13. Hukuk Dairesi Esas No: 2016/19854 Karar No: 2018/2855 Karar Tarihi: 07.03.2018
Yargıtay 13. Hukuk Dairesi 2016/19854 Esas 2018/2855 Karar Sayılı İlamı
13. Hukuk Dairesi 2016/19854 E. , 2018/2855 K.
"İçtihat Metni"
MAHKEMESİ :Asliye Hukuk Mahkemesi
Taraflar arasındaki itirazın iptali davasının yapılan yargılaması sonunda ilamda yazılı nedenlerden dolayı davanın reddine yönelik olarak verilen hükmün süresi içinde davacı avukatınca temyiz edilmesi üzerine dosya incelendi gereği konuşulup düşünüldü.
K A R A R
Davacı, davalı şirket ile imzaladıkları 24.11.2010 tarihli alacağın temliki, sulh, ibra ve feragat sözleşmesi gereğince 28.12.2011-28.10.2012 tarihleri arasındaki taksitlerin ödenmemesi üzerine ... 1. İcra Müdürlüğü’nün 2015/4101 E. sayılı dosyası ile başlatılan icra takibinin davalının itirazı üzerine durduğunu ileri sürerek, itirazın iptali ile takibin devamına, davalı aleyhine icra inkar tazminatına hükmedilmesine karar verilmesini istemiştir. Davalı, davanın reddini dilemiştir. Mahkemece, taraflar arasında imzalanan sözleşmede ... Mahkemeleri ve İcra Daireleri’nin görevli olduğunun kararlaştırıldığı, davacı tarafından yetkili İcra dairesinde takip başlatılmadığından davanın reddine karar verilmiş; hüküm, davacı tarafından temyiz edilmiştir. 1-HMK"nun 17.maddesi hükmü uyarınca; yetki sözleşmesini tacirler ve kamu tüzel kişilerinin yapabileceği düzenlemiş olup, gerçek kişilerin yetki sözleşmesi düzenleyemeyeceği gibi, gerçek kişilerin düzenlediği yetki sözleşmesi geçersiz sayılmaktadır.

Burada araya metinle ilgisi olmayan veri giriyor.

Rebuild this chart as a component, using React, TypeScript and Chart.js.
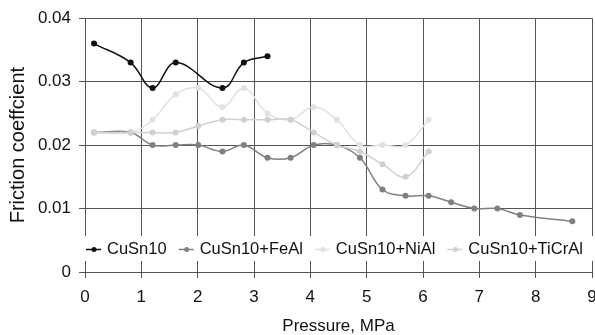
import { useEffect, useRef } from "react";
import { Chart, registerables } from "chart.js";

Chart.register(...registerables);

const seriesNames = ["CuSn10", "CuSn10+FeAl", "CuSn10+NiAl", "CuSn10+TiCrAl"];
const seriesColors = ["#111111", "#808080", "#e2e2e2", "#d0d0d0"];

const cuSn10X = [0.16, 0.81, 1.2, 1.61, 2.44, 2.82, 3.24];
const cuSn10Y = [0.036, 0.033, 0.029, 0.033, 0.029, 0.033, 0.034];

const feAlX = [0.16, 0.81, 1.2, 1.61, 2.01, 2.44, 2.82, 3.24, 3.65, 4.06, 4.47, 4.88, 5.28, 5.69, 6.1, 6.5, 6.91, 7.32, 7.72, 8.65];
const feAlY = [0.022, 0.022, 0.02, 0.02, 0.02, 0.019, 0.02, 0.018, 0.018, 0.02, 0.02, 0.018, 0.013, 0.012, 0.012, 0.011, 0.01, 0.01, 0.009, 0.008];

const niAlX = [0.16, 0.81, 1.2, 1.61, 2.01, 2.44, 2.82, 3.24, 3.65, 4.06, 4.47, 4.88, 5.28, 5.69, 6.1];
const niAlY = [0.022, 0.022, 0.024, 0.028, 0.029, 0.026, 0.029, 0.025, 0.024, 0.026, 0.024, 0.02, 0.02, 0.02, 0.024];

const tiCrAlX = [0.16, 0.81, 1.2, 1.61, 2.01, 2.44, 2.82, 3.24, 3.65, 4.06, 4.47, 4.88, 5.28, 5.69, 6.1];
const tiCrAlY = [0.022, 0.022, 0.022, 0.022, 0.023, 0.024, 0.024, 0.024, 0.024, 0.022, 0.02, 0.019, 0.017, 0.015, 0.019];

const xMin = 0;
const xMax = 9;
const yMin = 0;
const yMax = 0.04;
const xTitle = "Pressure, MPa";
const yTitle = "Friction coeffcient";

const FONT = "'Liberation Sans', Arial, Helvetica, sans-serif";
const GRID = "#555555";

const toPoints = (xs: number[], ys: number[]) => xs.map((x, i) => ({ x, y: ys[i] }));

const legendPlugin = {
  id: "insideLegend",
  afterDraw(chart: any) {
    const ctx = chart.ctx as CanvasRenderingContext2D;
    const area = chart.chartArea;
    const top = area.bottom - 36;
    const h = 25;
    const cy = top + h / 2 + 1;
    ctx.save();
    ctx.fillStyle = "#ffffff";
    ctx.fillRect(area.left - 2, top, area.right - area.left + 4, h);
    ctx.font = `16.5px ${FONT}`;
    ctx.textBaseline = "middle";
    ctx.textAlign = "left";
    let x = area.left + 1;
    chart.data.datasets.forEach((ds: any) => {
      ctx.strokeStyle = ds.borderColor;
      ctx.lineWidth = ds.borderWidth;
      ctx.beginPath();
      ctx.moveTo(x, cy);
      ctx.lineTo(x + 15, cy);
      ctx.stroke();
      ctx.fillStyle = ds.pointBackgroundColor;
      ctx.beginPath();
      ctx.arc(x + 8, cy, 2.5, 0, Math.PI * 2);
      ctx.fill();
      ctx.fillStyle = "#111111";
      ctx.fillText(ds.label, x + 21, cy);
      x += 21 + ctx.measureText(ds.label).width + 12;
    });
    ctx.restore();
  },
};

export default function App() {
  const ref = useRef<HTMLCanvasElement | null>(null);

  useEffect(() => {
    if (!ref.current) return;
    const xs = [cuSn10X, feAlX, niAlX, tiCrAlX];
    const ys = [cuSn10Y, feAlY, niAlY, tiCrAlY];
    const chart = new Chart(ref.current, {
      type: "line",
      data: {
        datasets: seriesNames.map((name, i) => ({
          label: name,
          data: toPoints(xs[i], ys[i]),
          borderColor: seriesColors[i],
          backgroundColor: seriesColors[i],
          pointBackgroundColor: seriesColors[i],
          pointBorderColor: seriesColors[i],
          pointRadius: 3,
          pointBorderWidth: 0,
          borderWidth: 1.5,
          tension: 0.4,
          fill: false,
          order: 3 - i,
        })),
      },
      options: {
        animation: false,
        responsive: false,
        events: [],
        layout: { padding: { top: 18, right: 18, bottom: 0, left: 0 } },
        plugins: {
          legend: { display: false },
          tooltip: { enabled: false },
        },
        scales: {
          x: {
            type: "linear",
            min: xMin,
            max: xMax,
            afterFit: (s: any) => {
              s.height = 63;
            },
            ticks: {
              stepSize: 1,
              padding: 9,
              color: "#111111",
              font: { family: FONT, size: 17 },
              callback: (v: any) => String(v),
            },
            grid: { color: GRID, lineWidth: 1, tickLength: 6, drawTicks: true },
            border: { color: GRID, width: 1 },
            title: {
              display: true,
              text: xTitle,
              color: "#111111",
              padding: { top: 0, bottom: 0 },
              font: { family: FONT, size: 17, lineHeight: 1.0 },
            },
          },
          y: {
            type: "linear",
            min: yMin,
            max: yMax,
            afterFit: (s: any) => {
              s.width = 85;
            },
            ticks: {
              stepSize: 0.01,
              padding: 8,
              color: "#111111",
              font: { family: FONT, size: 17 },
              callback: (v: any) => (Number(v) === 0 ? "0" : Number(v).toFixed(2)),
            },
            grid: { color: GRID, lineWidth: 1, tickLength: 6, drawTicks: true },
            border: { color: GRID, width: 1 },
            title: {
              display: true,
              text: yTitle,
              color: "#111111",
              padding: { top: 6, bottom: 0 },
              font: { family: FONT, size: 20 },
            },
          },
        },
      },
      plugins: [legendPlugin],
    });
    return () => chart.destroy();
  }, []);

  return (
    <div
      style={{
        position: "fixed",
        left: 0,
        top: 0,
        width: 595,
        height: 335,
        overflow: "hidden",
        background: "#ffffff",
      }}
    >
      <canvas ref={ref} width={610} height={335} style={{ display: "block" }} />
    </div>
  );
}
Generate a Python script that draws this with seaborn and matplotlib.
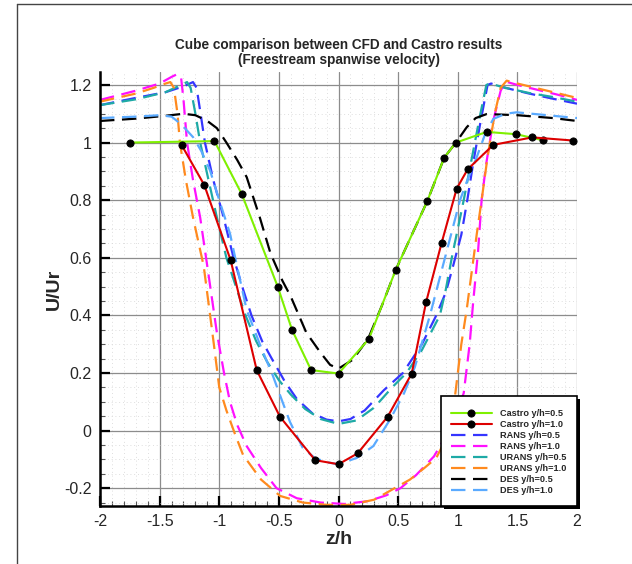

Bu durumda yetkili icra dairesinin neresi olduğu hakkında HMK.nun genel hükümleri uygulanır. HMK"nun 6.maddesi hükmü uyarınca kural olarak yasada aksine hüküm bulunmadıkça davanın açıldığı tarihte davalının ikametgahı sayılan yer mahkemesi yetkili ise de, davacının istemi temlik sözleşmesinden kaynaklanan para alacağı olduğuna göre Türk Borçlar Kanunu 89. (eski B.K"nın 73.) maddesi gereğince para borcu alacaklıya götürülerek ödenmesi gereken borçlardan olduğundan ve davacı gerçek kişi olup, yetki sözleşmesi de yapamayacağından, davacının ikametgahı mahkemesi de yetkilidir. Somut olayda, davacı ve davalının ikametgahı Bolu olup, takip Bolu İcra Dairelerinde başlatıldığı gibi dava da Bolu Mahkemelerinde açılmıştır. O halde, mahkemece, taraf delilleri toplanıp işin esasının incelenerek sonucuna uygun bir karar verilmesi gerekirken, yanılgılı gerekçe ile icra takibi yetkili yerde yapılmadığından bahisle davanın reddine kararı verilmesi usul ve yasaya aykırı olup, bozma nedenidir. 2-Bozma nedenine göre davacının sair temyiz itirazlarının bu aşamada incelenmesine gerek görülmemiştir. SONUÇ: Yukarıda 1. bentte açıklanan nedenlerle temyiz olunan hükmün davacı yararına BOZULMASINA, 2. bentte açıklanan nedenlerle davacının sair temyiz itirazlarının bu aşamada incelenmesine yer olmadığına, peşin alınan harcın istek halinde iadesine, HUMK’nun 440/III-1 maddesi uyarınca karar düzeltme yolu kapalı olmak üzere, 07/03/2018 gününde oybirliğiyle karar verildi.